Alternatives such as these begin to blur the former line between evaluation and CPD. Most
alternatives are more complex and time-consuming than traditional teacher evaluation, but they
also provide richer feedback to teachers, and they focus closely on teacher learning as a means to
improving instruction. These innovations, however, are too recently institutionalised to know
how they will influence student learning or teacher satisfaction.

Collaboration: a possibility for change

Nations around the world have recognised that learning, innovation, and continuous
improvement are necessary to their growth and prosperity. They understand that “the
postmodern world is fast, compressed, complex and uncertain [and] is presenting immense
problems and challenges for our modernistic school systems and teachers who work within
them” (Hargreaves, 1994, p. 9). Nations also understand that schooling plays a major role in
creating knowledge workers and innovative societies in the 21st century.

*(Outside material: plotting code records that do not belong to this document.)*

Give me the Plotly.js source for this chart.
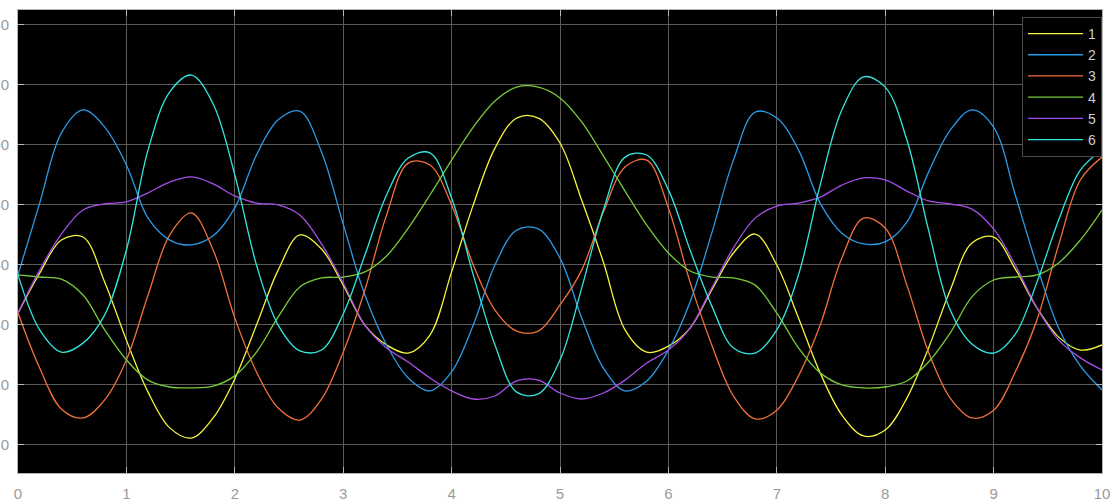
<!DOCTYPE html>
<html>
<head>
<meta charset="utf-8">
<script src="https://cdn.plot.ly/plotly-3.0.1.min.js"></script>
<style>html,body{margin:0;padding:0;background:#fff;overflow:hidden}#chart{width:1120px;height:500px}</style>
</head>
<body>
<div id="chart"></div>
<script>
const xValues = [0,0.2,0.4,0.6,0.8,1.0,1.2,1.4,1.6,1.8,2.0,2.2,2.4,2.6,2.8,3.0,3.2,3.4,3.6,3.8,4.0,4.2,4.4,4.6,4.8,5.0,5.2,5.4,5.6,5.8,6.0,6.2,6.4,6.6,6.8,7.0,7.2,7.4,7.6,7.8,8.0,8.2,8.4,8.6,8.8,9.0,9.2,9.4,9.6,9.8,10.0];

const series1 = [43.9,57.2,68.2,69.2,54.2,34.9,17.6,5.7,2.3,9.0,22.0,39.9,58.2,69.9,65.2,53.2,39.9,33.3,30.6,36.6,57.6,79.9,98.8,108.8,108.8,100.5,81.5,60.9,38.3,30.9,32.9,38.9,51.6,63.9,70.2,59.9,42.3,24.0,10.0,3.0,5.0,15.6,32.3,51.6,67.2,69.2,58.6,45.6,35.9,31.6,33.3];
const series2 = [56.6,80.5,103.8,111.5,105.8,93.2,75.5,68.2,66.6,69.6,78.9,96.5,108.2,111.1,97.5,73.5,49.9,33.3,22.3,18.0,24.3,39.9,59.9,71.5,71.9,62.2,42.3,25.6,18.0,21.3,31.6,47.6,70.5,94.8,110.8,108.8,98.2,80.5,70.5,66.9,67.6,74.2,90.8,104.8,111.5,105.8,83.2,59.6,38.9,26.3,18.3];
const series3 = [43.9,25.6,12.0,9.0,15.0,28.3,49.9,69.9,77.2,64.9,42.3,24.3,12.3,8.3,15.3,30.9,51.6,76.5,93.8,93.2,79.9,59.9,44.9,37.9,37.9,46.6,58.2,77.5,92.5,94.8,78.9,54.2,33.3,16.3,8.7,11.6,23.0,39.9,62.2,75.5,72.2,53.2,30.9,15.6,9.0,11.6,24.3,41.6,66.6,88.2,95.8];
const series4 = [56.6,55.9,55.2,49.9,38.3,28.3,21.6,19.3,19.0,19.6,23.0,30.9,42.6,52.6,55.6,55.9,57.6,62.9,72.2,83.2,94.8,105.8,114.5,119.1,119.1,115.5,107.5,96.2,84.5,73.2,63.9,57.9,55.9,55.6,53.2,43.9,32.3,24.0,20.0,19.0,19.3,21.3,27.6,37.3,49.3,54.9,55.9,56.6,60.6,68.2,78.2];
const series5 = [43.9,58.2,70.2,78.2,80.2,80.9,83.9,87.5,89.2,86.9,82.9,80.5,79.9,76.5,66.9,53.9,39.9,32.3,27.6,22.3,18.0,15.3,16.3,21.3,21.6,17.3,15.3,17.3,21.6,27.3,31.6,38.9,52.2,65.6,75.5,79.5,80.5,82.5,86.5,88.9,88.2,84.5,81.2,80.2,78.5,71.9,59.9,45.6,34.9,29.0,25.0];
const series6 = [56.6,38.3,30.9,33.9,43.3,64.9,98.2,117.5,123.1,113.5,89.9,59.9,39.9,31.3,31.6,43.6,63.2,83.2,95.5,97.2,82.2,56.6,33.3,17.6,17.0,28.3,52.2,78.2,95.8,96.5,84.9,64.9,46.3,32.3,30.6,38.3,56.6,86.5,111.5,122.5,119.1,101.5,71.5,44.9,33.6,30.6,36.9,54.2,74.9,91.5,98.2];

const seriesNames = ['1','2','3','4','5','6'];
const seriesColors = ['#f5f53c','#2b9be8','#f2703a','#78cc3a','#a64ee6','#33e6e0'];
const allSeries = [series1, series2, series3, series4, series5, series6];

const xTicks = [0,1,2,3,4,5,6,7,8,9,10];
const yTicks = [0,20,40,60,80,100,120,140];

const traces = allSeries.map((ys, i) => ({
  x: xValues, y: ys, type: 'scatter', mode: 'lines', name: seriesNames[i],
  line: {color: seriesColors[i], width: 1.3, shape: 'spline', smoothing: 1}
}));

const axisCommon = {
  showgrid: true, gridcolor: '#5a5a5a', gridwidth: 1, zeroline: false,
  showline: true, linecolor: '#b4b4b4', linewidth: 1, mirror: 'ticks',
  ticks: 'inside', ticklen: 6, tickcolor: '#b4b4b4',
  tickfont: {family: 'Liberation Sans, Arial, sans-serif', size: 15, color: '#9a9a9a'},
  automargin: false
};

const layout = {
  width: 1120, height: 500,
  paper_bgcolor: '#ffffff', plot_bgcolor: '#000000',
  margin: {l: 18, r: 18, t: 10, b: 27, pad: 0},
  showlegend: true,
  xaxis: Object.assign({}, axisCommon, {range: [0, 10], tickvals: xTicks, ticklabelstandoff: 7}),
  yaxis: Object.assign({}, axisCommon, {range: [-9.32, 144.76], tickvals: yTicks, ticklabelstandoff: 5}),
  legend: {
    x: 1, xanchor: 'right', y: 0.985, yanchor: 'top',
    bgcolor: '#000000', bordercolor: '#4a4a4a', borderwidth: 1,
    font: {family: 'Liberation Sans, Arial, sans-serif', size: 14, color: '#cccccc'},
    itemwidth: 55,
    tracegroupgap: 0
  }
};

Plotly.newPlot('chart', traces, layout, {displayModeBar: false, staticPlot: true});
</script>
</body>
</html>
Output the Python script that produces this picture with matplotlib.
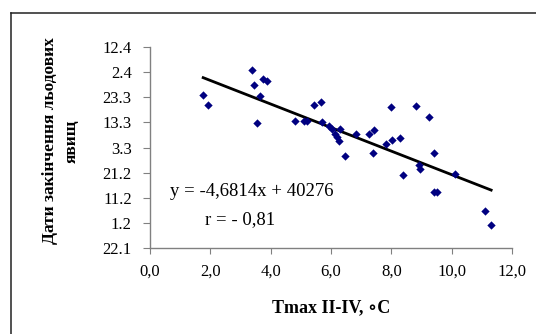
import matplotlib
matplotlib.use("Agg")
import matplotlib.pyplot as plt
from matplotlib.lines import Line2D
import numpy as np

# Data: x = Tmax II-IV (°C), y = ice-phenomena end dates as Excel serial days
tmax = [1.77, 1.94, 3.40, 3.46, 3.74, 3.89, 3.65, 3.54, 4.82, 5.11,
        5.20, 5.45, 5.68, 5.70, 5.93, 6.03, 6.14, 6.21, 6.27, 6.30,
        6.47, 6.83, 7.27, 7.43, 7.38, 7.82, 8.01, 7.98, 8.30, 8.39,
        8.82, 9.23, 9.41, 8.92, 8.96, 10.12, 9.41, 9.51, 11.09, 11.30]
end_date = [40260.7, 40256.9, 40270.6, 40264.9, 40267.2, 40266.4, 40260.4, 40249.6, 40250.4, 40250.6,
            40250.4, 40256.9, 40258.1, 40250.1, 40248.5, 40247.3, 40245.2, 40244.0, 40242.6, 40247.3,
            40236.5, 40245.4, 40245.4, 40246.9, 40237.7, 40241.5, 40242.8, 40256.2, 40243.9, 40229.0,
            40256.5, 40252.0, 40237.7, 40233.1, 40231.5, 40229.4, 40222.5, 40222.3, 40214.8, 40209.4]

slope = -4.6814
intercept = 40276

y_ticks = [40200, 40210, 40220, 40230, 40240, 40250, 40260, 40270, 40280]
y_tick_labels = ['22.1', '1.2', '11.2', '21.2', '3.3', '13.3', '23.3', '2.4', '12.4']
x_ticks = [0, 2, 4, 6, 8, 10, 12]
x_tick_labels = ['0,0', '2,0', '4,0', '6,0', '8,0', '10,0', '12,0']

serif = ['Liberation Serif', 'DejaVu Serif']

W, H = 536, 334
fig = plt.figure(figsize=(W / 100, H / 100), dpi=100)
fig.patch.set_facecolor('white')

# outer chart frame (cut off on right and bottom)
fx, fy = 11 / W, 1 - 13 / H
fig.add_artist(Line2D([fx, 1.02], [fy, fy], transform=fig.transFigure, color='#222222', lw=1.1))
fig.add_artist(Line2D([fx, fx], [fy, -0.02], transform=fig.transFigure, color='#222222', lw=1.1))

left, right = 149.7, 512.3
top, bottom = 46.7, 248.3
ax = fig.add_axes([left / W, 1 - bottom / H, (right - left) / W, (bottom - top) / H])

ax.scatter(tmax, end_date, marker='D', s=18, color='#000080', zorder=3, linewidths=0)
xl = np.array([min(tmax), max(tmax)])
ax.plot(xl, slope * xl + intercept, color='black', lw=2, zorder=2)

ax.set_xlim(0, 12)
ax.set_ylim(40200, 40280)
ax.set_xticks(x_ticks)
ax.set_xticklabels(x_tick_labels, fontfamily=serif, fontsize=12)
ax.set_yticks(y_ticks)
ax.set_yticklabels(y_tick_labels, fontfamily=serif, fontsize=12)

for s in ['top', 'right']:
    ax.spines[s].set_visible(False)
for s in ['left', 'bottom']:
    ax.spines[s].set_color('#808080')
    ax.spines[s].set_linewidth(1)
ax.tick_params(axis='y', direction='out', length=5, color='#808080', pad=8)
ax.tick_params(axis='x', direction='out', length=4, color='#808080', pad=7)

fig.text(331 / W, 1 - 308 / H, 'Tmax II-IV, ∘C', ha='center', va='center',
         fontfamily=serif + ['DejaVu Sans'], fontweight='bold', fontsize=13)
fig.text(61 / W, 1 - 141 / H, 'Дати закінчення льодових\nявищ', ha='center', va='center',
         rotation=90, fontfamily=serif, fontweight='bold', fontsize=12.5, linespacing=1.45)

fig.text(252 / W, 1 - 191 / H, 'y = -4,6814x + 40276', ha='center', va='center',
         fontfamily=serif, fontsize=13.5)
fig.text(240 / W, 1 - 220 / H, 'r = - 0,81', ha='center', va='center',
         fontfamily=serif, fontsize=13.5)

fig.savefig('out.png', dpi=100)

Teachers’ learning,
then, becomes a crucial piece of the puzzle, but what appears necessary as well is teacher
involvement in educational policy making coupled with coherent social and financial policies to
support educational policies.

Nations, it seems, have to find ways to effect “local” education policies that are compatible with
global thinking and application, and teachers have to find ways to learn and teach increasingly
cosmopolitan populations. Typically, teachers hear about educational policies when they must
implement them. This is contrary to the collaboration and decentralised leadership and decision
making that characterise flexible, responsive, and innovative organisations (e.g., Hargreaves &
Fink, 2006; Leithwood et al., 1999; Pfeffer & Sutton, 2000; Rosenholtz, 1989). The Scottish and
Irish models (described earlier) represent a promising break from past thinking and offer new
possibilities for involving local authorities and teachers in collaborative educational policy
making prior to implementation.

At the school level, too, the involvement of teachers is vital for successful change. Shared
leadership and collaboration require learning and behaviours for both teachers and principals —
new social relationships, sharing of knowledge, blurred and flexible roles, access to information,
skills of questioning, inquiry, dialogue, and argumentation—learning that is appropriate to and
differentiated for teachers/leaders at various levels of knowledge and skills (Collinson, in press).

12
However, teachers cannot bring about necessary changes without organisational and systemic
change occurring alongside their changing attitudes, values and approaches; namely,
collaboration with governmental agencies and other institutions (e.g., universities). In the
absence of such collaboration, changes from within the profession “can only amount to little
more than tinkering with the technical skills of teaching, while the broader issues are defined and
determined elsewhere (Smyth, 2001, p. 7).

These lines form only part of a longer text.